Under the hood, enabling TTRL often requires only modifying the reward function to use consensus-based scoring. The rest—sampling, policy updates, and optimization—is handled by Verl. The codebase includes scripts for multiple models (Qwen, Llama variants) and benchmarks, making reproduction straightforward.

Note: Experiments in the paper used 8× NVIDIA A100 80GB GPUs, reflecting the compute needed for high-quality sampling (e.g., 32–64 responses per prompt). While smaller runs are possible, performance scales with sampling fidelity.

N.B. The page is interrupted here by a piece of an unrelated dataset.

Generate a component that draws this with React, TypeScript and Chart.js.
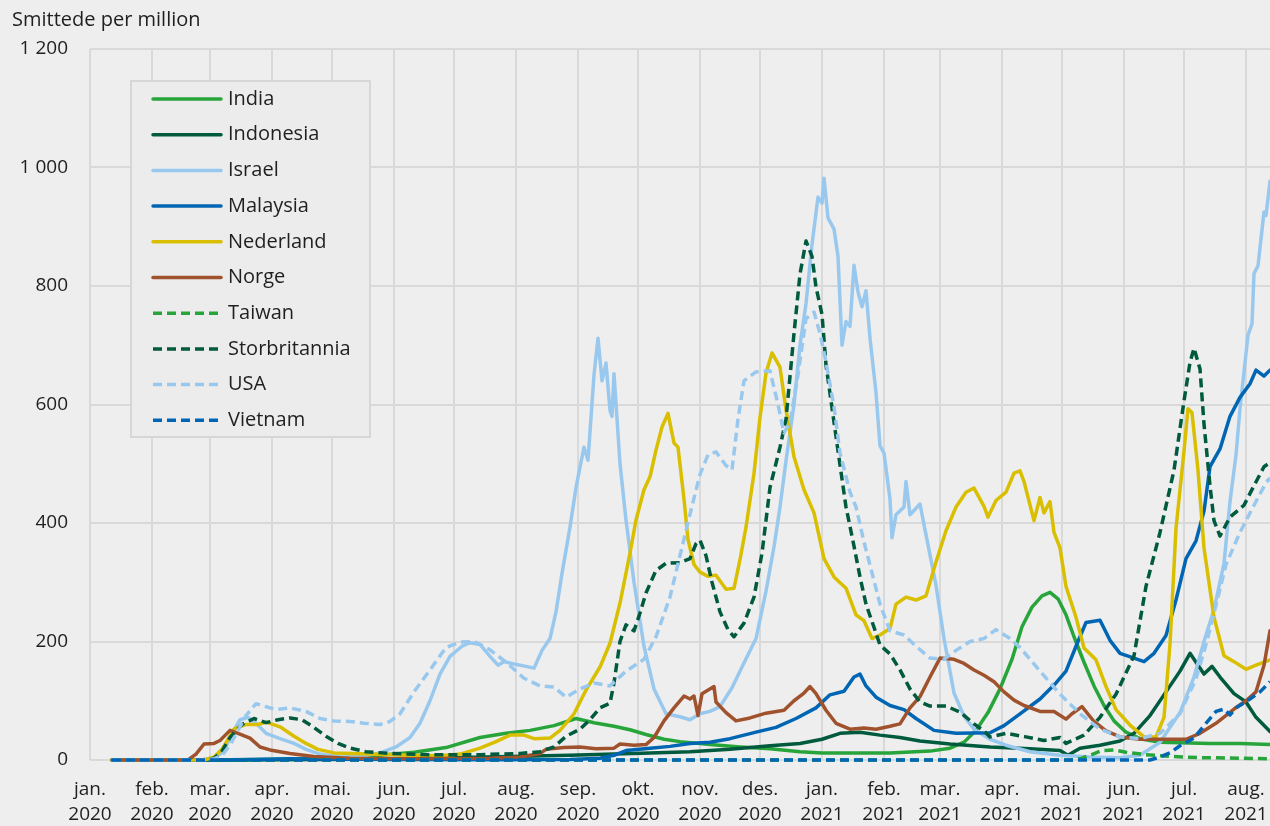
import React, { useEffect, useRef } from 'react';
import { Chart, registerables } from 'chart.js';

Chart.register(...registerables);

const FONT = '"Open Sans", "Noto Sans", sans-serif';
const TEXT = '#1f1f1f';
const BG = '#eeeeee';
const GRID = '#d9d9d9';

// day index from 1 Jan 2020
const monthDays = [0, 31, 60, 91, 121, 152, 182, 213, 244, 274, 305, 335, 366, 397, 425, 456, 486, 517, 547, 578];
const monthNames = ['jan.', 'feb.', 'mar.', 'apr.', 'mai.', 'jun.', 'jul.', 'aug.', 'sep.', 'okt.', 'nov.', 'des.', 'jan.', 'feb.', 'mar.', 'apr.', 'mai.', 'jun.', 'jul.', 'aug.'];
const monthYears = ['2020', '2020', '2020', '2020', '2020', '2020', '2020', '2020', '2020', '2020', '2020', '2020', '2021', '2021', '2021', '2021', '2021', '2021', '2021', '2021'];
const yTicks = [0, 200, 400, 600, 800, 1000, 1200];

type P = [number, number];

const india: P[] = [[11,0],[60,0],[90,1],[110,2],[130,4],[145,8],[162,13],[178,21],[195,38],[208,45],[220,50],[232,58],[243,70],[252,63],[262,57],[270,51],[278,43],[287,35],[295,31],[310,26],[325,22],[340,19],[355,14],[366,12],[380,12],[400,12],[420,15],[430,20],[437,30],[443,50],[449,80],[455,120],[461,170],[466,225],[471,258],[476,277],[480,283],[484,272],[488,245],[492,208],[497,165],[502,125],[507,92],[512,66],[518,47],[525,36],[535,30],[560,28],[575,28],[590,26]];

const indonesia: P[] = [[11,0],[60,0],[90,0.5],[120,1],[150,2],[180,4],[210,6],[240,8],[262,10],[280,12],[300,14],[320,18],[340,24],[355,28],[366,35],[375,45],[385,47],[395,42],[405,38],[415,32],[430,27],[450,22],[470,19],[485,16],[489,8],[495,20],[505,25],[515,32],[522,45],[530,75],[538,115],[545,150],[550,180],[553,165],[557,145],[561,158],[565,140],[572,112],[578,98],[583,72],[590,48]];

const israel: P[] = [[11,0],[55,0],[62,3],[67,15],[71,45],[75,68],[79,72],[83,62],[88,45],[95,36],[102,28],[108,18],[115,10],[125,5],[135,6],[145,12],[153,22],[160,38],[165,62],[170,100],[175,145],[180,175],[186,192],[190,198],[195,195],[200,175],[204,160],[207,166],[212,162],[218,158],[222,155],[226,185],[230,205],[233,250],[236,315],[240,393],[243,460],[247,528],[249,506],[252,650],[254,712],[256,640],[258,670],[260,590],[261,580],[262,652],[265,500],[268,405],[272,300],[277,192],[282,120],[288,78],[295,73],[300,68],[305,78],[310,82],[315,90],[321,122],[326,157],[333,205],[338,285],[342,360],[345,427],[348,505],[352,600],[355,700],[358,770],[361,870],[364,950],[366,940],[367,982],[369,915],[372,896],[374,850],[376,700],[378,740],[380,732],[382,835],[384,790],[386,765],[388,792],[390,712],[393,620],[395,530],[397,518],[400,440],[401,375],[403,414],[407,427],[408,470],[410,414],[415,432],[418,380],[423,295],[427,205],[432,113],[437,74],[442,52],[450,35],[458,25],[470,14],[485,8],[500,5],[515,4],[525,8],[535,30],[545,80],[552,140],[557,200],[562,254],[567,332],[570,436],[573,515],[575,593],[579,717],[581,736],[582,821],[584,834],[587,925],[588,919],[590,977]];

const malaysia: P[] = [[11,0],[60,0],[80,1],[100,2],[150,1],[200,0.5],[240,1],[255,3],[262,8],[268,16],[280,20],[290,23],[300,28],[310,30],[320,36],[333,47],[343,55],[353,70],[363,88],[370,110],[377,116],[382,140],[385,145],[388,125],[393,106],[400,92],[407,85],[413,70],[422,50],[433,45],[450,46],[457,58],[465,78],[475,103],[483,130],[488,150],[493,192],[498,232],[505,236],[510,202],[515,180],[522,172],[527,166],[532,180],[538,210],[543,270],[548,340],[553,370],[557,420],[560,495],[565,525],[570,580],[575,612],[580,635],[583,658],[587,648],[590,658]];

const nederland: P[] = [[11,0],[57,0],[62,5],[66,18],[72,52],[78,60],[84,60],[88,64],[95,56],[102,40],[108,28],[114,18],[122,12],[140,10],[160,8],[175,7],[185,10],[195,20],[203,31],[210,42],[217,42],[222,36],[230,37],[235,50],[242,78],[248,118],[255,157],[260,197],[265,265],[270,349],[273,405],[277,456],[280,478],[283,523],[286,562],[289,585],[292,535],[294,528],[297,440],[299,372],[302,330],[305,317],[309,310],[313,312],[318,288],[322,290],[325,338],[328,393],[332,484],[335,578],[338,653],[341,687],[345,663],[348,591],[352,512],[357,456],[362,417],[367,340],[372,309],[378,290],[383,245],[387,235],[391,205],[395,211],[400,222],[403,263],[408,275],[413,270],[418,277],[423,334],[428,387],[433,427],[438,452],[442,459],[447,428],[449,410],[453,438],[458,452],[462,484],[465,488],[467,470],[472,404],[475,443],[477,417],[480,436],[482,384],[485,358],[488,293],[493,241],[497,189],[503,169],[508,124],[513,85],[520,59],[527,39],[533,39],[537,72],[540,196],[543,391],[547,521],[549,593],[551,586],[554,489],[557,358],[562,241],[567,176],[572,166],[578,153],[583,160],[590,169]];

const norge: P[] = [[11,0],[49,0],[53,10],[57,27],[62,28],[65,33],[70,50],[74,45],[80,37],[85,22],[90,17],[100,11],[112,6],[130,3],[160,2],[200,3],[215,5],[225,11],[228,18],[237,21],[245,22],[253,19],[262,20],[265,27],[272,25],[278,26],[282,38],[287,66],[292,88],[297,108],[300,103],[302,108],[304,75],[306,112],[312,124],[313,98],[318,80],[323,66],[330,71],[338,79],[347,84],[352,100],[357,113],[360,124],[363,112],[368,84],[373,62],[380,52],[387,54],[393,52],[400,57],[405,61],[410,88],[415,107],[420,140],[425,172],[432,170],[437,163],[442,152],[447,143],[452,132],[457,115],[462,101],[467,92],[475,82],[482,82],[488,69],[491,78],[496,90],[502,65],[508,49],[515,39],[525,35],[548,35],[555,45],[563,62],[572,86],[578,100],[583,115],[587,160],[590,218]];

const taiwan: P[] = [[11,0],[490,0],[495,2],[500,8],[506,16],[512,17],[518,13],[528,9],[540,6],[555,4],[575,3],[590,2]];

const storbritannia: P[] = [[11,0],[58,0],[62,3],[66,15],[70,38],[76,60],[82,70],[88,63],[94,68],[100,71],[106,68],[112,55],[118,40],[124,28],[130,20],[138,14],[150,11],[170,9],[195,9],[215,11],[225,14],[232,22],[238,40],[245,52],[250,68],[255,88],[260,96],[262,130],[265,200],[268,228],[272,218],[275,248],[278,282],[283,320],[288,332],[295,333],[300,340],[303,365],[305,371],[308,345],[311,300],[315,250],[319,220],[322,208],[327,231],[332,275],[336,349],[340,460],[345,528],[348,575],[352,720],[355,820],[358,876],[361,850],[363,798],[366,752],[368,667],[372,570],[375,498],[378,427],[382,361],[385,309],[388,263],[392,224],[395,194],[400,179],[405,152],[410,120],[415,98],[420,91],[428,91],[435,81],[442,61],[447,49],[450,39],[458,45],[468,39],[477,33],[485,38],[488,28],[497,42],[505,72],[513,111],[522,176],[528,293],[535,384],[542,489],[547,606],[550,671],[552,695],[555,660],[557,567],[560,463],[562,404],[565,378],[570,410],[577,430],[582,463],[587,495],[590,502]];

const usa: P[] = [[11,0],[55,0],[62,2],[66,8],[70,25],[74,50],[78,75],[83,95],[88,90],[93,85],[100,88],[108,82],[115,70],[122,66],[130,65],[137,62],[145,60],[150,65],[155,78],[162,115],[170,152],[178,190],[185,199],[192,200],[200,186],[208,165],[217,138],[225,125],[232,123],[238,106],[245,120],[252,130],[260,125],[268,150],[277,170],[283,208],[290,275],[295,345],[300,415],[305,482],[309,515],[313,520],[318,497],[321,490],[324,575],[327,640],[333,655],[340,657],[344,600],[347,552],[350,570],[354,650],[358,745],[362,756],[365,720],[368,672],[372,596],[375,518],[380,452],[383,427],[387,368],[391,316],[395,263],[400,218],[407,211],[413,192],[420,172],[427,170],[433,185],[440,200],[447,205],[453,220],[460,205],[465,190],[475,150],[485,111],[495,78],[505,52],[515,39],[525,36],[535,45],[545,78],[553,137],[558,195],[563,261],[568,330],[575,384],[582,430],[588,468],[590,476]];

const vietnam: P[] = [[11,0],[530,0],[535,5],[540,12],[545,24],[552,37],[558,62],[563,82],[567,86],[570,76],[573,88],[578,98],[585,115],[590,132]];

const GREEN = '#27a53a';
const DKGREEN = '#005a3e';
const LTBLUE = '#99c8ee';
const BLUE = '#0066b3';
const YELLOW = '#d9bf00';
const BROWN = '#a0522d';

const seriesDefs = [
  { label: 'India', data: india, color: GREEN, dashed: false },
  { label: 'Indonesia', data: indonesia, color: DKGREEN, dashed: false },
  { label: 'Israel', data: israel, color: LTBLUE, dashed: false },
  { label: 'Malaysia', data: malaysia, color: BLUE, dashed: false },
  { label: 'Nederland', data: nederland, color: YELLOW, dashed: false },
  { label: 'Norge', data: norge, color: BROWN, dashed: false },
  { label: 'Taiwan', data: taiwan, color: GREEN, dashed: true },
  { label: 'Storbritannia', data: storbritannia, color: DKGREEN, dashed: true },
  { label: 'USA', data: usa, color: LTBLUE, dashed: true },
  { label: 'Vietnam', data: vietnam, color: BLUE, dashed: true },
];

const DASH = [9, 5];

const fmt = (v: number) => String(v).replace(/\B(?=(\d{3})+(?!\d))/g, ' ');

const overlayPlugin = {
  id: 'overlay',
  beforeDraw(chart: any) {
    const ctx = chart.ctx;
    ctx.save();
    ctx.fillStyle = BG;
    ctx.fillRect(0, 0, chart.width, chart.height);
    ctx.restore();
  },
  afterDatasetsDraw(chart: any) {
    const ctx = chart.ctx;
    ctx.save();
    // legend box
    const bx = 131, by = 81, bw = 239, bh = 356;
    ctx.fillStyle = '#ececec';
    ctx.fillRect(bx, by, bw, bh);
    ctx.strokeStyle = '#d6d6d6';
    ctx.lineWidth = 2;
    ctx.strokeRect(bx, by, bw, bh);
    ctx.font = `20px ${FONT}`;
    ctx.textBaseline = 'middle';
    ctx.textAlign = 'left';
    seriesDefs.forEach((s, i) => {
      const y = 99 + i * 35.7;
      ctx.beginPath();
      ctx.strokeStyle = s.color;
      ctx.lineWidth = 3.5;
      ctx.lineCap = s.dashed ? 'butt' : 'round';
      ctx.setLineDash(s.dashed ? DASH : []);
      ctx.moveTo(153, y);
      ctx.lineTo(221, y);
      ctx.stroke();
      ctx.setLineDash([]);
      ctx.fillStyle = TEXT;
      ctx.fillText(s.label, 228, y);
    });
    ctx.restore();
  },
  afterDraw(chart: any) {
    const ctx = chart.ctx;
    ctx.save();
    ctx.font = `20px ${FONT}`;
    ctx.fillStyle = TEXT;
    ctx.textBaseline = 'middle';
    ctx.textAlign = 'left';
    ctx.fillText('Smittede per million', 12, 20);
    ctx.restore();
  },
};

export default function App() {
  const ref = useRef<HTMLCanvasElement>(null);
  useEffect(() => {
    document.body.style.margin = '0';
    const n = seriesDefs.length;
    const chart = new Chart(ref.current as HTMLCanvasElement, {
      type: 'line',
      data: {
        datasets: seriesDefs.map((s, i) => ({
          label: s.label,
          data: s.data.map(([x, y]) => ({ x, y })),
          borderColor: s.color,
          backgroundColor: s.color,
          borderWidth: 3.5,
          borderDash: s.dashed ? DASH : [],
          borderCapStyle: s.dashed ? 'butt' : 'round',
          borderJoinStyle: 'round',
          pointRadius: 0,
          pointHoverRadius: 0,
          tension: 0,
          fill: false,
          clip: { left: 5, top: 5, right: 0, bottom: 5 },
          order: n - i,
        })) as any,
      },
      options: {
        responsive: false,
        animation: false,
        devicePixelRatio: 1,
        layout: { padding: { top: 49, left: 0, right: 0, bottom: 0 } },
        plugins: {
          legend: { display: false },
          tooltip: { enabled: false },
          title: { display: false },
        },
        scales: {
          x: {
            type: 'linear',
            min: 0,
            max: 590,
            afterBuildTicks: (s: any) => {
              s.ticks = monthDays.map((v) => ({ value: v }));
            },
            afterFit: (s: any) => {
              s.height = 66;
              s.paddingLeft = 0;
              s.paddingRight = 0;
            },
            ticks: {
              autoSkip: false,
              maxRotation: 0,
              minRotation: 0,
              padding: 17,
              color: TEXT,
              font: { family: FONT, size: 19, lineHeight: 1.32 },
              callback: (_v: any, i: number) => [monthNames[i], monthYears[i]],
            },
            grid: { color: GRID, lineWidth: 2, drawTicks: false },
            border: { display: false },
          },
          y: {
            min: 0,
            max: 1200,
            afterBuildTicks: (s: any) => {
              s.ticks = yTicks.map((v) => ({ value: v }));
            },
            afterFit: (s: any) => {
              s.width = 90;
              s.paddingTop = 0;
              s.paddingBottom = 0;
            },
            ticks: {
              padding: 22,
              color: TEXT,
              font: { family: FONT, size: 19 },
              callback: (v: any) => fmt(Number(v)),
            },
            grid: { color: GRID, lineWidth: 2, drawTicks: false },
            border: { display: false },
          },
        },
      } as any,
      plugins: [overlayPlugin],
    });
    return () => chart.destroy();
  }, []);
  return (
    <div style={{ position: 'absolute', left: 0, top: 0, width: 1270, height: 826, background: BG }}>
      <canvas ref={ref} width={1270} height={826} style={{ display: 'block', width: 1270, height: 826 }} />
    </div>
  );
}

Limitations and Practical Considerations

While powerful, TTRL has important boundaries:

  • Task dependency: It works best in domains where correct answers are discrete and verifiable via self-consistency, such as math, logic puzzles, or code synthesis. It’s less suited for open-ended generation (e.g., creative writing) where majority voting lacks meaning.

  • Compute overhead: Generating dozens of responses per input is significantly more expensive than standard greedy decoding. This makes TTRL a training-time technique, not an inference-time one.

  • Reliance on maj@n signal: If the base model is too weak or the task too ambiguous, majority voting may not correlate with correctness, weakening the reward signal.

  • Current validation focus: Most results are on reasoning-heavy benchmarks (e.g., AIME, MATH). Broader applicability to classification, dialogue, or multimodal tasks remains to be explored.

Summary

TTRL redefines what’s possible with reinforcement learning in the absence of labels. By turning test-time self-consistency into a training signal, it empowers technical teams to continuously refine LLMs using only raw, unlabeled data—a capability with profound implications for real-world AI systems. Whether you’re competing in benchmarks, deploying domain-specific assistants, or researching autonomous learning, TTRL offers a practical, high-impact path forward. With open-source code, clear documentation, and integration into Verl, it’s ready for adoption by teams seeking label-free LLM evolution.